Considering that sponges have been around for over 500 million years, possibly even a billion years, many scientists believe they form the base of the evolutionary branch in the tree of life that led to animals. In other words, don’t think of humans as coming from monkeys; we, and every other kind of critter out there, came from sponges, the cousins of the porous yellowy objects you use to scrub yourself in the shower.
A day later Ursula Goodenough on the same blog expands on that theme:
...we eukaryotes (non-bacterial life) trace our ancestry back to a single-celled Most Recent Common Ancestor (MRCA) that inhabited the planet some 1.5 to 2 billion years ago. This MRCA encoded all the core eukaryotic “ideas”: how to make membranes with channels, how to regulate gene expression, how to engage in meiotic sex. These ideas then moved through evolutionary time into numerous radiations, with particular ideas becoming expanded and elaborated, others degraded and lost, in particular lineages.....
she explains further about animal ancestry:
..An ancestral creature with larval globular cells gave rise to two lineages, one leading to modern sponges that have retained the globular-cell idea, and the other leading to modern animals whose “proto-neural” globular cells went on to acquire the capacity to differentiate into full-fledged neurons.
Spot the difference between the two posts?
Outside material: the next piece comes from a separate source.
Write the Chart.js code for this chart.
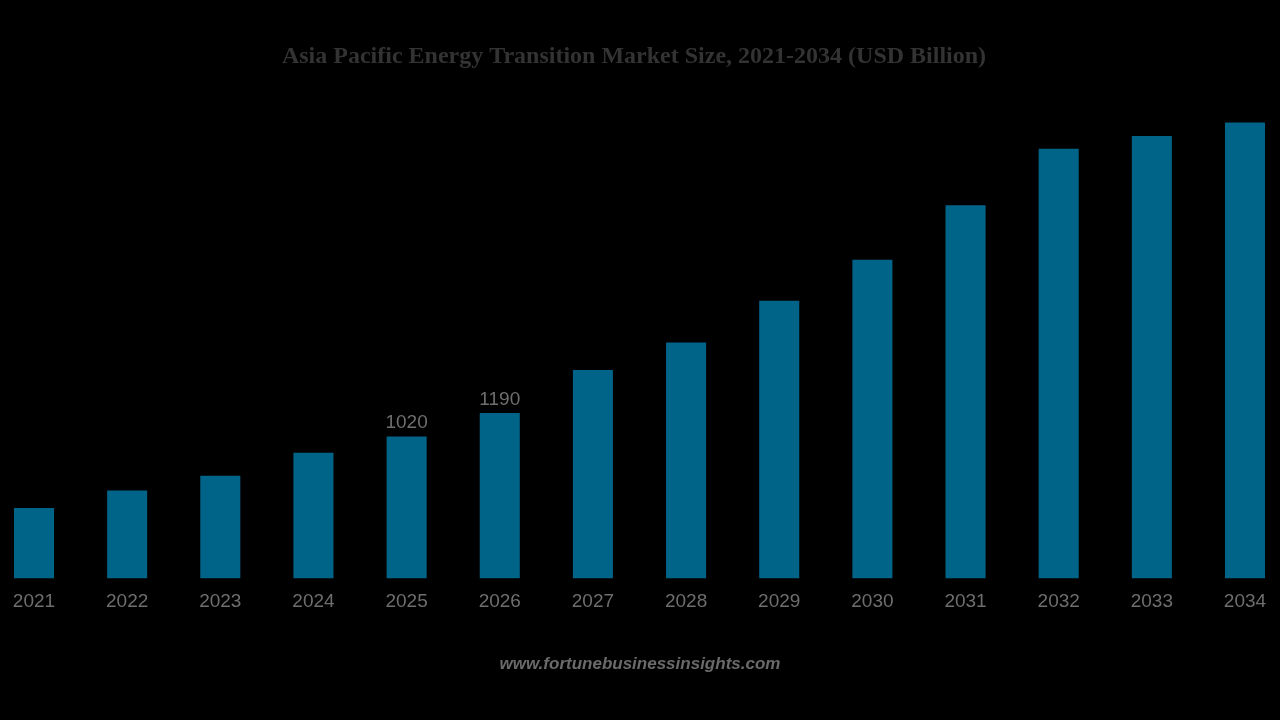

Maybe the author didn't mean it but the first gives the impression that sponges being the oldest of all animals gave rise to subsequent lineages of animals. But as clarified in the second post, sponges may be the oldest of all animals, but the rest of the animal kingdom did not evolve from them. Rather sponges and other animals share a common ancestor.
Evolutionary diversity forms through a branching process. Oldest simply means that the lineage that gave rise to modern sponges was the first to branch off from the root of the animal tree, root meaning the most recent common ancestor of all animals.
Oldest or "primitive" may also sometimes be taken to mean that the modern creature resembles the MRCA the most. But it certainly does not mean that sponges have stopped evolving since that early divergence. Modern sponges may have conserved certain ancestral traits, for example the globular cells sensitive to stimuli, but may also have acquired several new ones during their long evolutionary history.